Alma Flor Ada is a Cuban American poet and author of both children’s and adult works in English and Spanish. Growing up among a family of storytellers in Camagüey, Cuba, she would earn her PhD from the Pontificia Universidad Católica del Perú before becoming a Fulbright Scholar and a Radcliffe Institute scholar at Harvard University. Her notable children’s works include Gold Coin and Tales Our Abuelitas Told, which was named a Best Book Selection by the American Library Association in 2006. For her work promoting bilingual and multicultural education, she has been awarded the Mexican government’s Ohtli Award for contributions to the advancement of Mexican communities abroad, and the California Association of Bilingual Educators has established “The Alma Flor Ada Teachership Award,” which is given annually in her honor. She is currently serving as Professor Emerita at the University of San Francisco and resides in Marin County, California.

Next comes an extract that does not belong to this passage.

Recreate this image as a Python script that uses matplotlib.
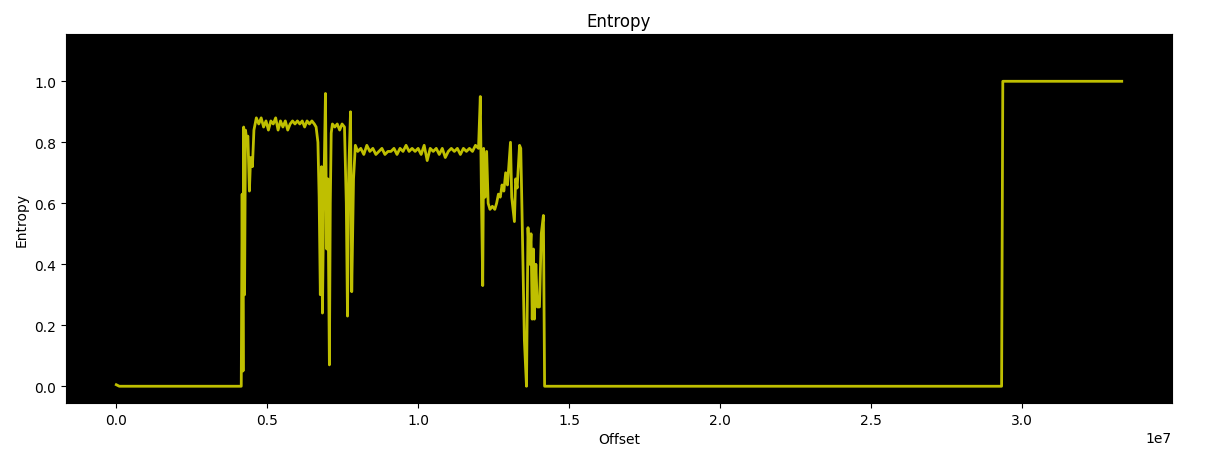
import matplotlib
matplotlib.use("Agg")
import matplotlib.pyplot as plt
import numpy as np

# Offsets (in units of 1e6 bytes) and entropy values
offset_mb = [
    0.0, 0.1, 4.14, 4.17, 4.20, 4.22, 4.25, 4.28, 4.32, 4.36, 4.41, 4.45, 4.51, 4.56, 4.60, 4.64,
    4.72, 4.80, 4.88, 4.96, 5.04, 5.12, 5.20, 5.28, 5.36, 5.44, 5.52, 5.60, 5.68, 5.76, 5.84,
    5.92, 6.00, 6.08, 6.16, 6.24, 6.32, 6.40, 6.48, 6.56, 6.62,
    6.68, 6.72, 6.76, 6.80, 6.83, 6.87, 6.93, 6.97, 7.01, 7.06, 7.09, 7.12, 7.16, 7.24, 7.32,
    7.40, 7.48, 7.56, 7.62, 7.66, 7.70, 7.76, 7.80, 7.86, 7.92,
    8.0, 8.1, 8.2, 8.3, 8.4, 8.5, 8.6, 8.7, 8.8, 8.9, 9.0, 9.1, 9.2, 9.3, 9.4, 9.5, 9.6, 9.7,
    9.8, 9.9, 10.0, 10.1, 10.2, 10.3, 10.4, 10.5, 10.6, 10.7, 10.8, 10.9, 11.0, 11.1, 11.2,
    11.3, 11.4, 11.5, 11.6, 11.7, 11.8, 11.9, 12.0,
    12.06, 12.10, 12.14, 12.17, 12.22, 12.27, 12.32, 12.38, 12.46, 12.54, 12.60, 12.66, 12.72,
    12.78, 12.84, 12.90, 12.96, 13.06, 13.10, 13.19, 13.23, 13.28, 13.36, 13.40, 13.44, 13.52,
    13.59, 13.64, 13.69, 13.74, 13.78, 13.82, 13.85, 13.90, 13.95, 14.02, 14.08, 14.15, 14.19,
    29.33, 29.37, 33.31,
]
entropy = [
    0.005, 0.0, 0.0, 0.63, 0.05, 0.85, 0.30, 0.84, 0.81, 0.82, 0.64, 0.75, 0.72, 0.84, 0.86, 0.88,
    0.86, 0.88, 0.85, 0.87, 0.84, 0.87, 0.86, 0.88, 0.84, 0.87, 0.85, 0.87, 0.84, 0.86, 0.87,
    0.86, 0.87, 0.86, 0.87, 0.85, 0.87, 0.86, 0.87, 0.86, 0.85,
    0.80, 0.62, 0.30, 0.72, 0.24, 0.60, 0.96, 0.45, 0.68, 0.07, 0.60, 0.83, 0.86, 0.85, 0.86,
    0.84, 0.86, 0.85, 0.60, 0.23, 0.70, 0.90, 0.31, 0.68, 0.79,
    0.77, 0.78, 0.76, 0.79, 0.77, 0.78, 0.76, 0.77, 0.78, 0.76, 0.77, 0.77, 0.78, 0.76, 0.78,
    0.77, 0.79, 0.77, 0.78, 0.77, 0.78, 0.76, 0.79, 0.74, 0.78, 0.77, 0.78, 0.76, 0.78, 0.75,
    0.77, 0.78, 0.77, 0.78, 0.76, 0.78, 0.77, 0.78, 0.77, 0.79, 0.78,
    0.95, 0.60, 0.33, 0.78, 0.62, 0.77, 0.60, 0.58, 0.59, 0.58, 0.60, 0.63, 0.62,
    0.66, 0.64, 0.70, 0.66, 0.80, 0.62, 0.54, 0.68, 0.65, 0.79, 0.78, 0.58, 0.15,
    0.00, 0.52, 0.40, 0.50, 0.22, 0.45, 0.22, 0.40, 0.26, 0.26, 0.50, 0.56, 0.00,
    0.0, 1.0, 1.0,
]

offsets = np.array(offset_mb) * 1e6

fig = plt.figure(figsize=(12.09, 4.6), dpi=100)
ax = fig.add_axes([0.0546, 0.1217, 0.9148, 0.8022])
ax.set_facecolor('black')
ax.plot(offsets, entropy, color='y', linewidth=2)
ax.set_ylim(-0.055, 1.155)
ax.set_title('Entropy')
ax.set_xlabel('Offset')
ax.set_ylabel('Entropy')

fig.savefig('out.png', dpi=100)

Lynda Barry is an American cartoonist and author best known for her weekly comic strip Ernie Pook’s Comeek. Her first critical acclaim was for her 1988 illustrated novel The Good Times Are Killing Me, and later works have included Cruddy, One! Hundred! Demons! and What It Is, which was honored with the comic industry’s 2009 Eisner Award for Best Reality-Based Work. In recognition of her contributions to the comic art form, Comics Alliance has listed Barry as one of twelve women cartoonists deserving of lifetime achievement recognition, and she has also been the recipient of the Wisconsin Visual Art Lifetime Achievement Award. She is currently an Assistant Professor of Interdisciplinary Creativity at the University of Wisconsin-Madison.

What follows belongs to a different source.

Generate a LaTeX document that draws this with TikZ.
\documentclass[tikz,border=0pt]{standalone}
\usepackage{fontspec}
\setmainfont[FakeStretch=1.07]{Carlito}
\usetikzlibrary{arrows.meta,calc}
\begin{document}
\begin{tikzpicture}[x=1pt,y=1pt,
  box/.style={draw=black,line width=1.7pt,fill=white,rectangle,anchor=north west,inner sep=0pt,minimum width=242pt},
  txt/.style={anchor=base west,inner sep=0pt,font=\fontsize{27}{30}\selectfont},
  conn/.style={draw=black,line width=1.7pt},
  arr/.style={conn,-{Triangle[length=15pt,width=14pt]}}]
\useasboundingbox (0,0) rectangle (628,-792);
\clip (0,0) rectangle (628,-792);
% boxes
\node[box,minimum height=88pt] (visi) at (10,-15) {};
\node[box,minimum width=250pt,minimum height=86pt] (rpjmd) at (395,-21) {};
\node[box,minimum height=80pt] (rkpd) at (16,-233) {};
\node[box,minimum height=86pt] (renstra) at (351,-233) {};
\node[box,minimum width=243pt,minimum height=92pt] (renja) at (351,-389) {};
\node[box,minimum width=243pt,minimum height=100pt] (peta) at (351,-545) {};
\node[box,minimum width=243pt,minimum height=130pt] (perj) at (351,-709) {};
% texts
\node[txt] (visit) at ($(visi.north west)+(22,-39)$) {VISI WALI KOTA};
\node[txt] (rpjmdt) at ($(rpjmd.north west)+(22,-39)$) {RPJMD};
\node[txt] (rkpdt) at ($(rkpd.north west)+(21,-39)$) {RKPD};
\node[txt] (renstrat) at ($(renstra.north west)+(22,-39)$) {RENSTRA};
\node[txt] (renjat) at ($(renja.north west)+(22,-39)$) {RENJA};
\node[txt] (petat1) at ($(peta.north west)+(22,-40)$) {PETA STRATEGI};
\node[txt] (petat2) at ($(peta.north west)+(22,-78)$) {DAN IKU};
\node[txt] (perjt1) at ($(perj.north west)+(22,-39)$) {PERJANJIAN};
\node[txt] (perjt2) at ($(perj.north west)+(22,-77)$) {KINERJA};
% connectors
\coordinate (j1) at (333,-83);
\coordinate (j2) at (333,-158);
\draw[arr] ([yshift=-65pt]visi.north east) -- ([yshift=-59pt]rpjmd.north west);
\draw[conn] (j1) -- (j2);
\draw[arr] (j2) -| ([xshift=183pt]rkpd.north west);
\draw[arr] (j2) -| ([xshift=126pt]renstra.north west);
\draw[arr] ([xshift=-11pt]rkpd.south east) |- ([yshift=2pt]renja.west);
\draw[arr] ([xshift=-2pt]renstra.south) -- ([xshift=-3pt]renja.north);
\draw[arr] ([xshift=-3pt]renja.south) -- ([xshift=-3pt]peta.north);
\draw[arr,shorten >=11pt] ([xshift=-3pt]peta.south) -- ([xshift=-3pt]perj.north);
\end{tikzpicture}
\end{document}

Lori Marie Carlson is an acclaimed bilingual (Spanish and English) children’s and young-adult author, adult novelist, editor, poet and professor whose works bring to life Latin American culture and identity. After earning her M.A. in Hispanic literature, Lori moved to Manhattan to work for The Americas Society, which would shape and inform her passion for Latin American cultures and traditions. It was this position that influenced her to publish her first work, a collection of short stories, in 1992. She has since published 15 additional works, notably including Cool Salsa, The Sunday Tertulia and – most recently – A Stitch in the Air. In addition to her writings, she is a lecturer of English at Duke University in Durham, NC. Lori currently splits her time between publishing, teaching and relaxing in New York, North Carolina and Connecticut, respectively.
Candace Fleming is the versatile and acclaimed American author of more than twenty books for children and young adults, including the Los Angeles Times Book Prize honored The Family Romanov: Murder, Rebellion, and the Fall of the Russian Empire; Boston Globe/Horn Book Award-winning biography, The Lincolns; the bestselling picture book, Muncha! Muncha! Muncha!; and the beloved Boxes for Katje. She lives and writes near Chicago, Illinois.
Marilyn Nelson – also known as Marilyn Nelson Waniek – is an American poet, children’s book author and translator. She has written or translated more than a dozen works, including The Homeplace, which won the 1992 Anisfield-Wolf Award, and The Fields of Praise, which won the 1998 Poets’ Prize. Other notable honors include serving as the poet laureate of the State of Connecticut, the 1990 Connecticut Arts Award, a Fulbright Teaching Fellowship, a Guggenheim Fellowship, and the Poetry Society of America’s prestigious Frost Medal. In 2013 Nelson was elected a chancellor of the Academy of American Poets. In addition to her writings, she is a professor emeritus of English at the University of Connecticut, where she makes her home.
Ema Wolf is an Argentine children’s book writer. Notable writing honors include the prestigious Spanish Premio Alfaguara for her book El turno del escriba, co-written with Graciela Montes, which saw the work simultaneously distributed in Spain, Latin America and United States to great acclaim. She holds a degree in modern languages and literatures from the University of Buenos Aires and is the widow of cartoonist Carlos Trillo, with whom she had two sons.
Jacqueline Woodson is an American writer of children’s and young-adult books, specifically in the area of African American fiction. Born in Columbus, Ohio, and raised between South Carolina and Brooklyn, New York, she credits her diverse upbringing as critical to her development as a writer. She is best known for Miracle’s Boys, which won the Coretta Scott King Award in 2001, as well as Brown Girl Dreaming, After Tupac & D Foster, Feathers, and Show Way, all of which were presented with the Newbery Honor. She has also been recognized with the 2005 Margaret Edwards Award, the 2014 National Book Award and a nomination for the international Hans Christian Andersen Award in 2014. She and her partner reside in Brooklyn with their two children.